I was told on the phone that you’re in town. I was told in an ironic tone -that I did not notice at first- to call and check on you. As much as I remember how angry and disappointed I was at you when you were last here, I found a tear rolling my cheek as I asked for your number in a shaken voice.
I still care! Is it because we have the same blood? Or is because you were my idol for too long? Or is it because you’re the closest thing I ever had to a brother; as a matter of fact, you were always my brother figure! So is it because I need a brother right now? I don’t know. All I know is that I miss you, regardless of how angry and disappointed I might still be. I never lie to myself about those things.
I just don’t know what I would say if I get a number and dial it and hear your voice! I don’t know how I will sound. I don’t know if I will tell you “wa7ashteny awy” with my sincere childish tone, or I will just go with “3amel eh” with my cold and distant tone; either way, I know that I miss you.

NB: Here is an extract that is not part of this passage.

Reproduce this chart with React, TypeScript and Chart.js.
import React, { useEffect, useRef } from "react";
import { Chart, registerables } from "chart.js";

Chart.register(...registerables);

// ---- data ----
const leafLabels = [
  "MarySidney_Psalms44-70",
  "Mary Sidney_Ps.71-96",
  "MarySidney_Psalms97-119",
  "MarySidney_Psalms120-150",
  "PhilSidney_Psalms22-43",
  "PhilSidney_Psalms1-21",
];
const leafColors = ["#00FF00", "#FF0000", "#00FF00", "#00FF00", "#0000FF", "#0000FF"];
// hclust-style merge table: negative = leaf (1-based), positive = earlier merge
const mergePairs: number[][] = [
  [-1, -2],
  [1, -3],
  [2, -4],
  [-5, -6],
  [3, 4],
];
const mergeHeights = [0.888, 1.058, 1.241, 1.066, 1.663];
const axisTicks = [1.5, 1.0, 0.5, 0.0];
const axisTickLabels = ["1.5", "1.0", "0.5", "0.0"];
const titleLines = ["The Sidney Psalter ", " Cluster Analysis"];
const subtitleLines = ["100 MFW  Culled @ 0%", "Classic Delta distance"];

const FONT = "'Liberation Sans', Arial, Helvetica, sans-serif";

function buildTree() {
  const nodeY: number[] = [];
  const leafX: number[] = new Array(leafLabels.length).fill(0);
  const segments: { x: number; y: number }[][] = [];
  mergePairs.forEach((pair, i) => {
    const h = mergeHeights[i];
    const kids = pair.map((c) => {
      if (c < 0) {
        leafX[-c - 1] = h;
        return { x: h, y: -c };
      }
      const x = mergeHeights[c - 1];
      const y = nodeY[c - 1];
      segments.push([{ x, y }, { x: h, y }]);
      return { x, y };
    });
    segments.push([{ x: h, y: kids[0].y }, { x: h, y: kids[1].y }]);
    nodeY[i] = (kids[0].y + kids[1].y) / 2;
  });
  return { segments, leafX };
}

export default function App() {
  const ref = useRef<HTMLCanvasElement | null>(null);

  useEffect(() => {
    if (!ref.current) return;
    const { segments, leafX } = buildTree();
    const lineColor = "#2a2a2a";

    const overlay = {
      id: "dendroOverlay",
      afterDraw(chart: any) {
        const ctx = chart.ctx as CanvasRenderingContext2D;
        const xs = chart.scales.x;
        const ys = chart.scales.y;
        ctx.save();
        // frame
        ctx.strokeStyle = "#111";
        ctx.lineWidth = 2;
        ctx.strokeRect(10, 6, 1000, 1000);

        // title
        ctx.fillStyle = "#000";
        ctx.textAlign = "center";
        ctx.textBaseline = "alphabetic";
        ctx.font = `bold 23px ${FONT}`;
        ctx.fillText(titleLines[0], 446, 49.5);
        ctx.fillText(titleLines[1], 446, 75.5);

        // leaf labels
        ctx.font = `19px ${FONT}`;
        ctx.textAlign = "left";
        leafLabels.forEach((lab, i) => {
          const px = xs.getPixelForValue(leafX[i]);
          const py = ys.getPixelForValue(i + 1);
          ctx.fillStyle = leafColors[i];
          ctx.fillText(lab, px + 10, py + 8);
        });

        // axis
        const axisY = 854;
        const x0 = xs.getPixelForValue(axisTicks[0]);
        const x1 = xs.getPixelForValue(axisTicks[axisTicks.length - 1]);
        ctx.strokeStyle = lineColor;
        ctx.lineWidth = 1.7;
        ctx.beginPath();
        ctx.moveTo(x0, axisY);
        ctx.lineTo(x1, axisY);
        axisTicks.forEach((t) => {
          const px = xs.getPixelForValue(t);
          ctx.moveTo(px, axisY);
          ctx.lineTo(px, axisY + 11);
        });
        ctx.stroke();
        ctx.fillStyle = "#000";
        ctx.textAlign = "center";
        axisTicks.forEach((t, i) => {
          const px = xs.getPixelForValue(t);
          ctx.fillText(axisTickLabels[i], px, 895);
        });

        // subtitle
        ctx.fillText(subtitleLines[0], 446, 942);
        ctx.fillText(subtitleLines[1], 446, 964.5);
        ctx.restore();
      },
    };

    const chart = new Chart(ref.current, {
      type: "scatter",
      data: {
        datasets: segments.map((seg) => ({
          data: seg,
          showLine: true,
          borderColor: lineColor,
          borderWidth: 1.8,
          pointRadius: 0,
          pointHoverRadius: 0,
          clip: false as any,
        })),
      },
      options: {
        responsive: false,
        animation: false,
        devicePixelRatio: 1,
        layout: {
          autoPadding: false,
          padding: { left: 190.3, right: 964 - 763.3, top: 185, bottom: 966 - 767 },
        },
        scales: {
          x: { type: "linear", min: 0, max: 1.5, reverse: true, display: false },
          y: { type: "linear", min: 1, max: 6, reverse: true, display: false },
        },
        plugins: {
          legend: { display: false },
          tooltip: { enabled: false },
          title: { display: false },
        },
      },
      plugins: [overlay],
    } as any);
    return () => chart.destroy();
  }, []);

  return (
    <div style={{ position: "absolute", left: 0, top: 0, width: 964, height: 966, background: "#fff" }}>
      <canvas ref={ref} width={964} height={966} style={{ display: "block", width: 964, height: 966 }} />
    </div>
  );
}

I don’t know if I will go out and meet you. If I do, will I burry myself in your arms like I always did, or will I just shake hands and watch your eyes accusing me of being cruel and unforgiving like you did last time as you said that you never thought I would give up on you?
I did give up on you, I admit it. I got you off that pedestal so suddenly, and perhaps for all the wrong reasons. But the moment you got down to be on the same grounds I was, I saw all your flaws and all the pain you caused to those who loved you before those who didn’t even bother. That was when the beautiful image I had of you got stained and ugly. It shook my faith in all the people I loved, because one day you were my favorite one of all.

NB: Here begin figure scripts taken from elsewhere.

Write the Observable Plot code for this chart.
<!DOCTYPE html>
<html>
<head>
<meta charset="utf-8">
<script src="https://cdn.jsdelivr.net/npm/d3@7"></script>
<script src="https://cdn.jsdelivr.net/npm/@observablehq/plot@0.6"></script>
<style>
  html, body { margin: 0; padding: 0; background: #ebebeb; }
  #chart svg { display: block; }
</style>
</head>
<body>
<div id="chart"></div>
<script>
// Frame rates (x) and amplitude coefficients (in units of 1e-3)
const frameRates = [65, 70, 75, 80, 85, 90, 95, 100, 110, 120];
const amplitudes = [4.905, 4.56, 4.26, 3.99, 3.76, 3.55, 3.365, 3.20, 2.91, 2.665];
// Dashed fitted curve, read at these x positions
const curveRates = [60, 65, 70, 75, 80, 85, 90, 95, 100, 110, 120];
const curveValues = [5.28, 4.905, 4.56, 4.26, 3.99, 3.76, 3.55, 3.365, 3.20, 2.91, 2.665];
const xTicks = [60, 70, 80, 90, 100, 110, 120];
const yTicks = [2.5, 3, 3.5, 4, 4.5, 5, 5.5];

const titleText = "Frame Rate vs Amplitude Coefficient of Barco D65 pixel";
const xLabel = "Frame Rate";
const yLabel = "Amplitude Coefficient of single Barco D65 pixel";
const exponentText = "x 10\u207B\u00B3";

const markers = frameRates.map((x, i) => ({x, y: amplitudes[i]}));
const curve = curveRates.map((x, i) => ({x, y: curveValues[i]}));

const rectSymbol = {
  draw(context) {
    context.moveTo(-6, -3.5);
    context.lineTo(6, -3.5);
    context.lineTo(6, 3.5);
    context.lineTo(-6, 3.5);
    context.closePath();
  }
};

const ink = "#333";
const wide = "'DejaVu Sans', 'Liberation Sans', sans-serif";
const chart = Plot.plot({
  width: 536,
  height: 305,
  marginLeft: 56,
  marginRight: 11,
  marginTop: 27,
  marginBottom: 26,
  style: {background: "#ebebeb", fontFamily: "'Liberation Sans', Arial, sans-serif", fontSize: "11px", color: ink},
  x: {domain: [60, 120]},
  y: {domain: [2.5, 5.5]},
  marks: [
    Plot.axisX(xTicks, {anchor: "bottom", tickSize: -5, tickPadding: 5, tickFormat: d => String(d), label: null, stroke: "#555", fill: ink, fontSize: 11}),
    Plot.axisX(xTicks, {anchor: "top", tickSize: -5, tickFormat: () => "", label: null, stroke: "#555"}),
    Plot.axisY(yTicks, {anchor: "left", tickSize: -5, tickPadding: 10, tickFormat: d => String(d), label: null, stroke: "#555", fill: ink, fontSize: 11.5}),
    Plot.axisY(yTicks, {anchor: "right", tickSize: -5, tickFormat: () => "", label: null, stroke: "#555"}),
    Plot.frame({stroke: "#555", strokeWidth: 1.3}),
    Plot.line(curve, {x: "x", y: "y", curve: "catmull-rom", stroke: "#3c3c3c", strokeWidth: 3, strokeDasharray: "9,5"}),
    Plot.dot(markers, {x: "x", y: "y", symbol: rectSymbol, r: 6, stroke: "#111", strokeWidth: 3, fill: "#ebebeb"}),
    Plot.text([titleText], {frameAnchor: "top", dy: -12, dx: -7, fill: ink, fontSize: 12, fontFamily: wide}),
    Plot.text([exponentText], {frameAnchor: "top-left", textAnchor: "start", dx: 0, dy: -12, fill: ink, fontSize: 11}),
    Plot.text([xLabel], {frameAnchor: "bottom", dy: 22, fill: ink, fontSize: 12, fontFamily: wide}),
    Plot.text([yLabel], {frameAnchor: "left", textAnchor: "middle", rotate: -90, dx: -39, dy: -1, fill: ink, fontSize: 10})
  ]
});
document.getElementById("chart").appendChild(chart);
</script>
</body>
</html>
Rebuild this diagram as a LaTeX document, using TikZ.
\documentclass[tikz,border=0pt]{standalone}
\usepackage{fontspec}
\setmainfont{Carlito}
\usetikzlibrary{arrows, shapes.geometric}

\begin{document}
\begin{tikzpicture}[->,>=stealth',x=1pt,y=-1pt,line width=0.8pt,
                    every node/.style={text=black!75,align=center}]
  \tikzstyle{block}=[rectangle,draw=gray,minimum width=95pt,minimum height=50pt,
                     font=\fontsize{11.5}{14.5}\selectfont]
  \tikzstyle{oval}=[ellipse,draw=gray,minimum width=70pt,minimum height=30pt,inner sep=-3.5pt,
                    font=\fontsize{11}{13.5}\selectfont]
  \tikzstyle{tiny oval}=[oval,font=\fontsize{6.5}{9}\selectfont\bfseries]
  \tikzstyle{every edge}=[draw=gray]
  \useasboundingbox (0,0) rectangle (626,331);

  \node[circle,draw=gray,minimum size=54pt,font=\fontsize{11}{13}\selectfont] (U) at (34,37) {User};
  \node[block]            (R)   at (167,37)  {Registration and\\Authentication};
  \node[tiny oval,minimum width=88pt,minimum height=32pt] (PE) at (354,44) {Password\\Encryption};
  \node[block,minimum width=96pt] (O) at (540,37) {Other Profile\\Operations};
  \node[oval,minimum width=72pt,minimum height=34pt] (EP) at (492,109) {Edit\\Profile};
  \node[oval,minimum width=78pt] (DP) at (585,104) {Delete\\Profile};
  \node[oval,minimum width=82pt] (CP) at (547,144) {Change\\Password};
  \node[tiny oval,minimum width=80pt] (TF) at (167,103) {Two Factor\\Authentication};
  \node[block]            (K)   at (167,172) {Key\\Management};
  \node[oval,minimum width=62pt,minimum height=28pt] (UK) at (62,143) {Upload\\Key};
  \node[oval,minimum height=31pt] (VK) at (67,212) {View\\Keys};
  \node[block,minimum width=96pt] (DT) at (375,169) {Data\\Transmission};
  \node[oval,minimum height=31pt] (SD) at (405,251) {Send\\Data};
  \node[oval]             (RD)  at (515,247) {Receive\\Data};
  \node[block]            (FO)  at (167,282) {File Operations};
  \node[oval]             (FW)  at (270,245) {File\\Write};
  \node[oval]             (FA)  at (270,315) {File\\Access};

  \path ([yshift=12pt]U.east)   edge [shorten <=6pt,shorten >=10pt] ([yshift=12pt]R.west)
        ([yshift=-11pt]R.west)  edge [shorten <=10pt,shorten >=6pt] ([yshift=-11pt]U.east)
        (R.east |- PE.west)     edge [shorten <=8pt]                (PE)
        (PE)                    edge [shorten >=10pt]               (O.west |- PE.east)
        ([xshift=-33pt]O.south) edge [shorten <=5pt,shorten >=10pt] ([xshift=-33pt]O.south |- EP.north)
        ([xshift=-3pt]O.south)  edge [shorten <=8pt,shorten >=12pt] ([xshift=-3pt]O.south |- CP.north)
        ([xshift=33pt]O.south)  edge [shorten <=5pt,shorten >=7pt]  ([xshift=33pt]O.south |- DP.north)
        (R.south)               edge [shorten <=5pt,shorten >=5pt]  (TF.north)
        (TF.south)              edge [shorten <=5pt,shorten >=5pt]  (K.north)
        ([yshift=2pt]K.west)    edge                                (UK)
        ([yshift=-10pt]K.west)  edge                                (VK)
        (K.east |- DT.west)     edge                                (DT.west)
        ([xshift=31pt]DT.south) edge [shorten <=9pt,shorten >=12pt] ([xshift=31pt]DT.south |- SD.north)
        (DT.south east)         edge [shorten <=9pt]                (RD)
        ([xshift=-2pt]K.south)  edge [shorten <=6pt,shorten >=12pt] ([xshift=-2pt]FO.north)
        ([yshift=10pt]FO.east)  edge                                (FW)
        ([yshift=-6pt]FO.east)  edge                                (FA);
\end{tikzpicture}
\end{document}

I still care! Even when I see you now for who you really are; a selfish child who still thinks it’s “cool” to lie, in the body of an immature middle aged man, making a mess and causing pain, and crying because no one cares about you anymore. A person who accuses every one of things that are only half true because the other half is what you did! But I care; I still do, only I am not sure if I can show it, or if it would make much of a difference. This is why I gave up on you; I realized caring would not make a difference. I am sorry... If it means anything, I miss you, and I still care.

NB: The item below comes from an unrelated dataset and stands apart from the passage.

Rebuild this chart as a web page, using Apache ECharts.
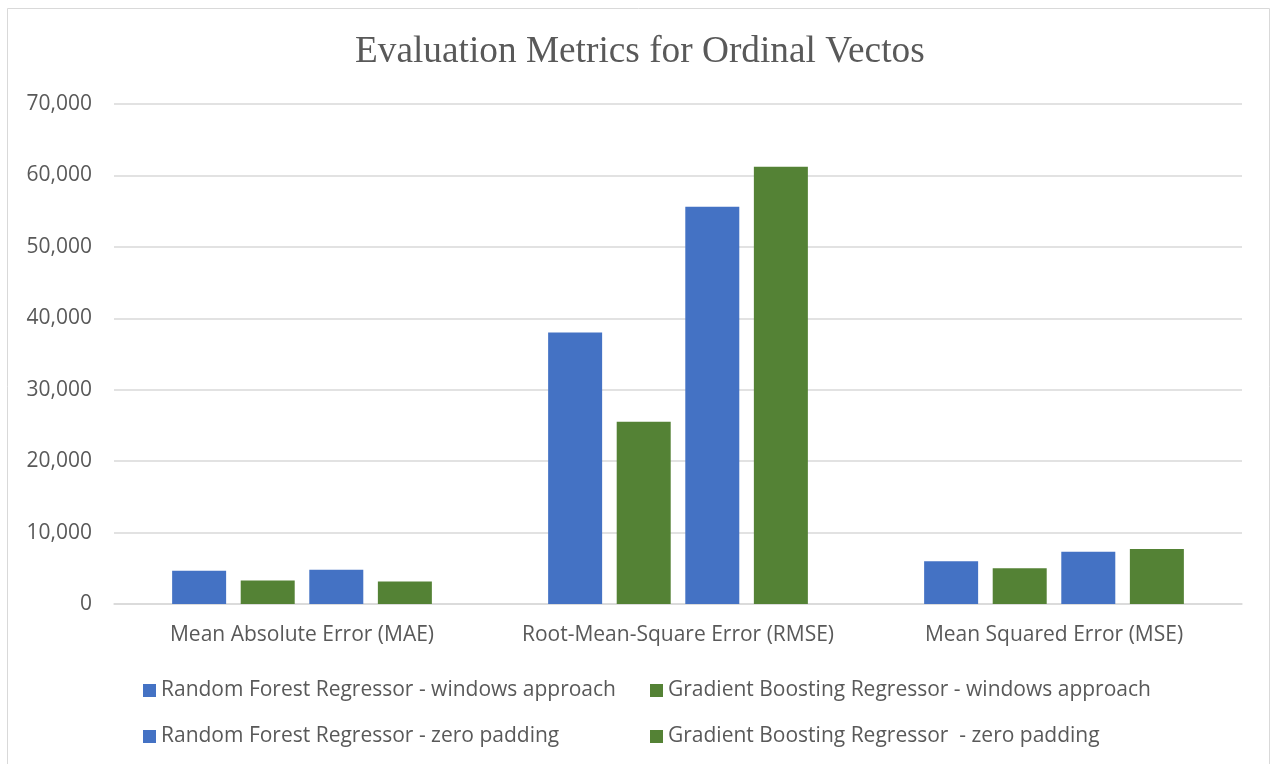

I wish I could go back to the days when I used to run around the house with you chasing me and finally carrying me so high until I started screaming out of both, fear and joy. I wish I could go back to the time when I used to sneak into your room despite all the warnings to wake you up so that you’d spend time with me. I wish you could meet my kids and relive those days in a few hours, but I am afraid this will not happen, and it breaks my heart… because I still care.